DIRECTIONS
All of the lines below are to be printed again exactly; images are excluded from the output.
::::
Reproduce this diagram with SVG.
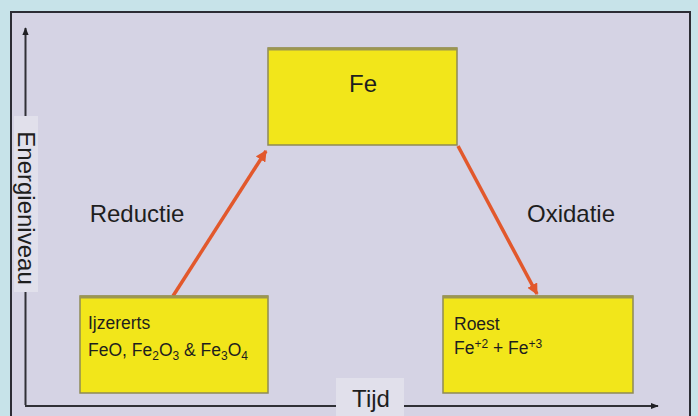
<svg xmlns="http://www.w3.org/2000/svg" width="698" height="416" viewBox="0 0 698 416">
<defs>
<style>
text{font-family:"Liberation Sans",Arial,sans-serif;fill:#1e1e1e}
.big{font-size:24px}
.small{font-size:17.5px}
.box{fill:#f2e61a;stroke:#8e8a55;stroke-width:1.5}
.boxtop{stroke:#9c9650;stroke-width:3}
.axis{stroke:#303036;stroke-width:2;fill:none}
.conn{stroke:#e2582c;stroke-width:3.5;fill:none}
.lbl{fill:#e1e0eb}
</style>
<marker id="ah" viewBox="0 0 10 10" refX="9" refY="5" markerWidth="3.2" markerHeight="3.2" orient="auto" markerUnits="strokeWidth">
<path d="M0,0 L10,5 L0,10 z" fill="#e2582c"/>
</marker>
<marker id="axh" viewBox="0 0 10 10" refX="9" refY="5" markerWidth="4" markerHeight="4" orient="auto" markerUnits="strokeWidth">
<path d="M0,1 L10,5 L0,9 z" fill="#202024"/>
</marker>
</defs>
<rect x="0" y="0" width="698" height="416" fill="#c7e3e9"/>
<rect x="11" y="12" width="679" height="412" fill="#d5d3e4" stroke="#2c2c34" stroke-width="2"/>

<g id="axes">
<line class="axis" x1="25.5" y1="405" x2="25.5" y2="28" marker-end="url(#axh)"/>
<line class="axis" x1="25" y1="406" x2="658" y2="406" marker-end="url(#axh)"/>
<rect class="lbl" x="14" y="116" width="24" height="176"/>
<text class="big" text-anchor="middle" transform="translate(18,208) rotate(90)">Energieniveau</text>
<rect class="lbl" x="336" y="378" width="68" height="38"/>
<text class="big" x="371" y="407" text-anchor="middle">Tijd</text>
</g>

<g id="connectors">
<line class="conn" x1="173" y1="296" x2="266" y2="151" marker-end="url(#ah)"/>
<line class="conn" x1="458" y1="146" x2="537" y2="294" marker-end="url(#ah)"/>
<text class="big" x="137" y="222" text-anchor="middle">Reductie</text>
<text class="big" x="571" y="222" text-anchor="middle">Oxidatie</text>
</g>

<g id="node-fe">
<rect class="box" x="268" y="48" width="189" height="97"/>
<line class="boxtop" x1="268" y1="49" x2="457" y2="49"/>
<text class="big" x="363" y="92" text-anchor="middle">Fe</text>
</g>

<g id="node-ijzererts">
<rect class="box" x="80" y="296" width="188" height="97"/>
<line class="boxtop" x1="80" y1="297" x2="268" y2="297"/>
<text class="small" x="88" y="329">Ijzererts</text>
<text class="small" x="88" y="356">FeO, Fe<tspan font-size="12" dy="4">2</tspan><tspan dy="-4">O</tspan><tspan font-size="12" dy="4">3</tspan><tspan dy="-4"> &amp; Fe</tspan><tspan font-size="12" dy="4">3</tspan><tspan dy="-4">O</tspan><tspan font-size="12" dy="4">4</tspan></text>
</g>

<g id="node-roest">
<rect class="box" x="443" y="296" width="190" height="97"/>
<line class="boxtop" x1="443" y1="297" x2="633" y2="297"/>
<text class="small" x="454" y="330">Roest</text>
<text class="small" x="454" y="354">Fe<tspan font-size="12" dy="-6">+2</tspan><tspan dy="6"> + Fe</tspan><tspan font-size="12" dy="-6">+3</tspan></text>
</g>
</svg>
::::
COMPLETE OUTPUT
Reproduce this diagram with SVG.
<svg xmlns="http://www.w3.org/2000/svg" width="698" height="416" viewBox="0 0 698 416">
<defs>
<style>
text{font-family:"Liberation Sans",Arial,sans-serif;fill:#1e1e1e}
.big{font-size:24px}
.small{font-size:17.5px}
.box{fill:#f2e61a;stroke:#8e8a55;stroke-width:1.5}
.boxtop{stroke:#9c9650;stroke-width:3}
.axis{stroke:#303036;stroke-width:2;fill:none}
.conn{stroke:#e2582c;stroke-width:3.5;fill:none}
.lbl{fill:#e1e0eb}
</style>
<marker id="ah" viewBox="0 0 10 10" refX="9" refY="5" markerWidth="3.2" markerHeight="3.2" orient="auto" markerUnits="strokeWidth">
<path d="M0,0 L10,5 L0,10 z" fill="#e2582c"/>
</marker>
<marker id="axh" viewBox="0 0 10 10" refX="9" refY="5" markerWidth="4" markerHeight="4" orient="auto" markerUnits="strokeWidth">
<path d="M0,1 L10,5 L0,9 z" fill="#202024"/>
</marker>
</defs>
<rect x="0" y="0" width="698" height="416" fill="#c7e3e9"/>
<rect x="11" y="12" width="679" height="412" fill="#d5d3e4" stroke="#2c2c34" stroke-width="2"/>

<g id="axes">
<line class="axis" x1="25.5" y1="405" x2="25.5" y2="28" marker-end="url(#axh)"/>
<line class="axis" x1="25" y1="406" x2="658" y2="406" marker-end="url(#axh)"/>
<rect class="lbl" x="14" y="116" width="24" height="176"/>
<text class="big" text-anchor="middle" transform="translate(18,208) rotate(90)">Energieniveau</text>
<rect class="lbl" x="336" y="378" width="68" height="38"/>
<text class="big" x="371" y="407" text-anchor="middle">Tijd</text>
</g>

<g id="connectors">
<line class="conn" x1="173" y1="296" x2="266" y2="151" marker-end="url(#ah)"/>
<line class="conn" x1="458" y1="146" x2="537" y2="294" marker-end="url(#ah)"/>
<text class="big" x="137" y="222" text-anchor="middle">Reductie</text>
<text class="big" x="571" y="222" text-anchor="middle">Oxidatie</text>
</g>

<g id="node-fe">
<rect class="box" x="268" y="48" width="189" height="97"/>
<line class="boxtop" x1="268" y1="49" x2="457" y2="49"/>
<text class="big" x="363" y="92" text-anchor="middle">Fe</text>
</g>

<g id="node-ijzererts">
<rect class="box" x="80" y="296" width="188" height="97"/>
<line class="boxtop" x1="80" y1="297" x2="268" y2="297"/>
<text class="small" x="88" y="329">Ijzererts</text>
<text class="small" x="88" y="356">FeO, Fe<tspan font-size="12" dy="4">2</tspan><tspan dy="-4">O</tspan><tspan font-size="12" dy="4">3</tspan><tspan dy="-4"> &amp; Fe</tspan><tspan font-size="12" dy="4">3</tspan><tspan dy="-4">O</tspan><tspan font-size="12" dy="4">4</tspan></text>
</g>

<g id="node-roest">
<rect class="box" x="443" y="296" width="190" height="97"/>
<line class="boxtop" x1="443" y1="297" x2="633" y2="297"/>
<text class="small" x="454" y="330">Roest</text>
<text class="small" x="454" y="354">Fe<tspan font-size="12" dy="-6">+2</tspan><tspan dy="6"> + Fe</tspan><tspan font-size="12" dy="-6">+3</tspan></text>
</g>
</svg>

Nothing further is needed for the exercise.